**What is being asked**.
Can you output the material exactly as written, minus any pictures it holds?

**Source data**.

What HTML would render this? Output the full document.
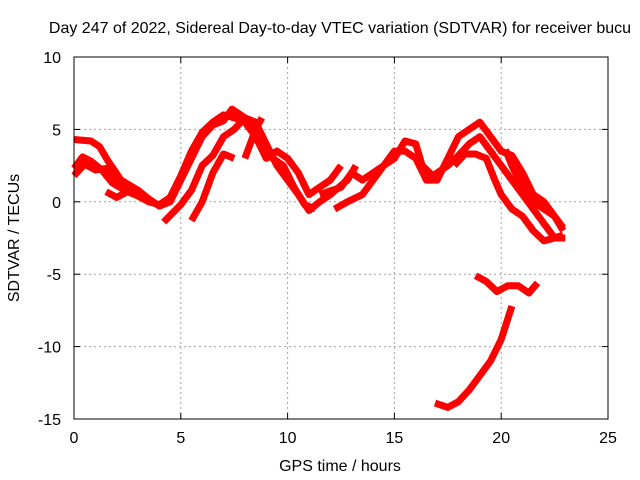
<!DOCTYPE html>
<html><head><meta charset="utf-8"><style>
body{margin:0;background:#fff}
svg{display:block;font-family:"Liberation Sans",sans-serif;font-size:16px}
</style></head><body>
<svg id="chart" width="640" height="480" viewBox="0 0 640 480">
<rect width="640" height="480" fill="#fff"/>
<text x="340" y="33" text-anchor="middle">Day 247 of 2022, Sidereal Day-to-day VTEC variation (SDTVAR) for receiver bucu</text>
<g id="grid"></g><g id="series"></g><g id="axes"></g>
<text x="340" y="471" text-anchor="middle">GPS time / hours</text>
<text transform="translate(19,238) rotate(-90)" text-anchor="middle">SDTVAR / TECUs</text>
</svg>
<script>
const xTicks=[0,5,10,15,20,25];
const yTicks=[10,5,0,-5,-10,-15];
const s1=[[0,4.3],[0.8,4.2],[1.2,3.8],[1.6,2.8],[2.2,1.5],[3,0.8],[3.5,0.2],[4,-0.3],[4.5,0],[5,1.5],[5.5,3],[6,4.5],[6.5,5.3],[7,5.6],[7.4,6.4],[7.8,6],[8.3,5.5],[8.8,3.8],[9.3,3],[9.8,2.5],[10.3,1],[10.8,-0.2],[11.3,-0.5]];
const s2=[[0,2.3],[0.4,3.1],[0.8,2.8],[1.3,2.2],[1.8,1.3],[2.5,0.7],[3,0.4],[3.5,0],[4,-0.2],[4.5,0.3],[5,1.8],[5.5,3.5],[6,4.8],[6.5,5.5],[7,6],[7.5,5.8],[8,5.5],[8.5,4.5],[9,3],[9.5,3.5],[10,3],[10.5,2],[11,0.5],[11.5,1],[12,1.5],[12.5,2.5]];
const s3=[[0,1.8],[0.5,2.6],[1,2.2],[1.5,2.3],[2,1.3],[2.5,0.8]];
const s3b=[[1.5,0.7],[2,0.3],[2.5,0.7]];
const s4=[[4.2,-1.4],[4.6,-0.8],[5,-0.2],[5.5,0.8],[6,2.5],[6.5,3.2],[7,4.5],[7.5,5],[8,5.8],[8.5,5.5],[9,4],[9.5,2.5],[10,1.5],[10.5,0.5],[11,-0.6],[11.5,0],[12,0.5],[12.8,1.5],[13.2,2.5]];
const s4b=[[5.5,-1.3],[6,0],[6.5,2],[7,3.3],[7.5,3]];
const s4c=[[8,3],[8.5,5],[8.8,5.8]];
const s5=[[11.5,0.5],[12.5,1],[13,2],[13.5,1.5],[14,2],[14.5,2.5],[15,3],[15.5,4.2],[16,4],[16.3,2.5],[16.8,1.8],[17.5,2.5],[18,3.2],[18.5,4],[19,4.5],[19.5,3.5],[20,2.5],[20.5,1.5],[21,0.5],[21.5,-0.5],[22,-1.5],[22.5,-2.5],[23,-2.5]];
const s6=[[12.2,-0.5],[12.8,0],[13.5,0.5],[14,1.5],[14.5,2.5],[15,3.5],[15.5,3.5],[16,3],[16.5,1.5],[17,1.5],[17.5,3],[18,4.5],[18.5,5],[19,5.5],[19.5,4.5],[20,3.5],[20.5,3.2],[21,2],[21.5,0.5],[22,0],[22.5,-1],[22.9,-2]];
const s7=[[17.8,2.5],[18.3,3.3],[18.8,3.3],[19.3,3],[19.7,1.5],[20,0.5],[20.5,-0.5],[21,-1],[21.5,-2],[22,-2.7],[22.5,-2.5],[22.9,-2.3]];
const s8=[[20.2,3.6],[20.5,2.5],[21,1],[21.5,0],[22,-0.5],[22.5,-1],[22.9,-1.8]];
const s9=[[18.8,-5.1],[19.3,-5.5],[19.8,-6.2],[20.3,-5.8],[20.8,-5.8],[21.3,-6.3],[21.7,-5.6]];
const s10=[[16.9,-13.9],[17.5,-14.2],[18,-13.8],[18.5,-13],[19,-12],[19.5,-11],[20,-9.5],[20.5,-7.2]];
const series=[s1,s2,s3,s3b,s4,s4b,s4c,s5,s6,s7,s8,s9,s10];
const X0=74,X1=608,Y0=419,Y1=57;
const xs=v=>X0+(v-0)/25*(X1-X0);
const ys=v=>Y0-(v+15)/25*(Y0-Y1);
const NS="http://www.w3.org/2000/svg";
function mk(tag,attrs,parent){const e=document.createElementNS(NS,tag);for(const k in attrs)e.setAttribute(k,attrs[k]);parent.appendChild(e);return e;}
const grid=document.getElementById('grid'),axes=document.getElementById('axes'),sg=document.getElementById('series');
xTicks.forEach(t=>{
  if(t>0&&t<25){const l=mk('line',{x1:xs(t),x2:xs(t),y1:Y1,y2:Y0,stroke:'#a0a0a0','stroke-dasharray':'2,3'},grid);
  
  }
  mk('line',{x1:xs(t),x2:xs(t),y1:Y0,y2:Y0-6,stroke:'#000'},axes);
  mk('line',{x1:xs(t),x2:xs(t),y1:Y1,y2:Y1+6,stroke:'#000'},axes);
  const tx=mk('text',{x:xs(t),y:Y0+24,'text-anchor':'middle'},axes);tx.textContent=t;
  
  
});
yTicks.forEach(t=>{
  if(t>-15&&t<10){const l=mk('line',{x1:X0,x2:X1,y1:ys(t),y2:ys(t),stroke:'#a0a0a0','stroke-dasharray':'2,3'},grid);
  
  }
  mk('line',{x1:X0,x2:X0+6,y1:ys(t),y2:ys(t),stroke:'#000'},axes);
  mk('line',{x1:X1,x2:X1-6,y1:ys(t),y2:ys(t),stroke:'#000'},axes);
  const tx=mk('text',{x:X0-13,y:ys(t)+6,'text-anchor':'end'},axes);tx.textContent=t;
  
  
});
const fr=mk('rect',{x:X0,y:Y1,width:X1-X0,height:Y0-Y1,fill:'none',stroke:'#000'},axes);


series.forEach(s=>{
  const p=mk('polyline',{points:s.map(d=>xs(d[0])+','+ys(d[1])).join(' '),fill:'none',stroke:'#ff0000','stroke-width':7,'stroke-linejoin':'round','stroke-linecap':'butt'},sg);
  
  
});
</script>
</body></html>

**Answer below**.
What HTML would render this? Output the full document.
<!DOCTYPE html>
<html><head><meta charset="utf-8"><style>
body{margin:0;background:#fff}
svg{display:block;font-family:"Liberation Sans",sans-serif;font-size:16px}
</style></head><body>
<svg id="chart" width="640" height="480" viewBox="0 0 640 480">
<rect width="640" height="480" fill="#fff"/>
<text x="340" y="33" text-anchor="middle">Day 247 of 2022, Sidereal Day-to-day VTEC variation (SDTVAR) for receiver bucu</text>
<g id="grid"></g><g id="series"></g><g id="axes"></g>
<text x="340" y="471" text-anchor="middle">GPS time / hours</text>
<text transform="translate(19,238) rotate(-90)" text-anchor="middle">SDTVAR / TECUs</text>
</svg>
<script>
const xTicks=[0,5,10,15,20,25];
const yTicks=[10,5,0,-5,-10,-15];
const s1=[[0,4.3],[0.8,4.2],[1.2,3.8],[1.6,2.8],[2.2,1.5],[3,0.8],[3.5,0.2],[4,-0.3],[4.5,0],[5,1.5],[5.5,3],[6,4.5],[6.5,5.3],[7,5.6],[7.4,6.4],[7.8,6],[8.3,5.5],[8.8,3.8],[9.3,3],[9.8,2.5],[10.3,1],[10.8,-0.2],[11.3,-0.5]];
const s2=[[0,2.3],[0.4,3.1],[0.8,2.8],[1.3,2.2],[1.8,1.3],[2.5,0.7],[3,0.4],[3.5,0],[4,-0.2],[4.5,0.3],[5,1.8],[5.5,3.5],[6,4.8],[6.5,5.5],[7,6],[7.5,5.8],[8,5.5],[8.5,4.5],[9,3],[9.5,3.5],[10,3],[10.5,2],[11,0.5],[11.5,1],[12,1.5],[12.5,2.5]];
const s3=[[0,1.8],[0.5,2.6],[1,2.2],[1.5,2.3],[2,1.3],[2.5,0.8]];
const s3b=[[1.5,0.7],[2,0.3],[2.5,0.7]];
const s4=[[4.2,-1.4],[4.6,-0.8],[5,-0.2],[5.5,0.8],[6,2.5],[6.5,3.2],[7,4.5],[7.5,5],[8,5.8],[8.5,5.5],[9,4],[9.5,2.5],[10,1.5],[10.5,0.5],[11,-0.6],[11.5,0],[12,0.5],[12.8,1.5],[13.2,2.5]];
const s4b=[[5.5,-1.3],[6,0],[6.5,2],[7,3.3],[7.5,3]];
const s4c=[[8,3],[8.5,5],[8.8,5.8]];
const s5=[[11.5,0.5],[12.5,1],[13,2],[13.5,1.5],[14,2],[14.5,2.5],[15,3],[15.5,4.2],[16,4],[16.3,2.5],[16.8,1.8],[17.5,2.5],[18,3.2],[18.5,4],[19,4.5],[19.5,3.5],[20,2.5],[20.5,1.5],[21,0.5],[21.5,-0.5],[22,-1.5],[22.5,-2.5],[23,-2.5]];
const s6=[[12.2,-0.5],[12.8,0],[13.5,0.5],[14,1.5],[14.5,2.5],[15,3.5],[15.5,3.5],[16,3],[16.5,1.5],[17,1.5],[17.5,3],[18,4.5],[18.5,5],[19,5.5],[19.5,4.5],[20,3.5],[20.5,3.2],[21,2],[21.5,0.5],[22,0],[22.5,-1],[22.9,-2]];
const s7=[[17.8,2.5],[18.3,3.3],[18.8,3.3],[19.3,3],[19.7,1.5],[20,0.5],[20.5,-0.5],[21,-1],[21.5,-2],[22,-2.7],[22.5,-2.5],[22.9,-2.3]];
const s8=[[20.2,3.6],[20.5,2.5],[21,1],[21.5,0],[22,-0.5],[22.5,-1],[22.9,-1.8]];
const s9=[[18.8,-5.1],[19.3,-5.5],[19.8,-6.2],[20.3,-5.8],[20.8,-5.8],[21.3,-6.3],[21.7,-5.6]];
const s10=[[16.9,-13.9],[17.5,-14.2],[18,-13.8],[18.5,-13],[19,-12],[19.5,-11],[20,-9.5],[20.5,-7.2]];
const series=[s1,s2,s3,s3b,s4,s4b,s4c,s5,s6,s7,s8,s9,s10];
const X0=74,X1=608,Y0=419,Y1=57;
const xs=v=>X0+(v-0)/25*(X1-X0);
const ys=v=>Y0-(v+15)/25*(Y0-Y1);
const NS="http://www.w3.org/2000/svg";
function mk(tag,attrs,parent){const e=document.createElementNS(NS,tag);for(const k in attrs)e.setAttribute(k,attrs[k]);parent.appendChild(e);return e;}
const grid=document.getElementById('grid'),axes=document.getElementById('axes'),sg=document.getElementById('series');
xTicks.forEach(t=>{
  if(t>0&&t<25){const l=mk('line',{x1:xs(t),x2:xs(t),y1:Y1,y2:Y0,stroke:'#a0a0a0','stroke-dasharray':'2,3'},grid);
  
  }
  mk('line',{x1:xs(t),x2:xs(t),y1:Y0,y2:Y0-6,stroke:'#000'},axes);
  mk('line',{x1:xs(t),x2:xs(t),y1:Y1,y2:Y1+6,stroke:'#000'},axes);
  const tx=mk('text',{x:xs(t),y:Y0+24,'text-anchor':'middle'},axes);tx.textContent=t;
  
  
});
yTicks.forEach(t=>{
  if(t>-15&&t<10){const l=mk('line',{x1:X0,x2:X1,y1:ys(t),y2:ys(t),stroke:'#a0a0a0','stroke-dasharray':'2,3'},grid);
  
  }
  mk('line',{x1:X0,x2:X0+6,y1:ys(t),y2:ys(t),stroke:'#000'},axes);
  mk('line',{x1:X1,x2:X1-6,y1:ys(t),y2:ys(t),stroke:'#000'},axes);
  const tx=mk('text',{x:X0-13,y:ys(t)+6,'text-anchor':'end'},axes);tx.textContent=t;
  
  
});
const fr=mk('rect',{x:X0,y:Y1,width:X1-X0,height:Y0-Y1,fill:'none',stroke:'#000'},axes);


series.forEach(s=>{
  const p=mk('polyline',{points:s.map(d=>xs(d[0])+','+ys(d[1])).join(' '),fill:'none',stroke:'#ff0000','stroke-width':7,'stroke-linejoin':'round','stroke-linecap':'butt'},sg);
  
  
});
</script>
</body></html>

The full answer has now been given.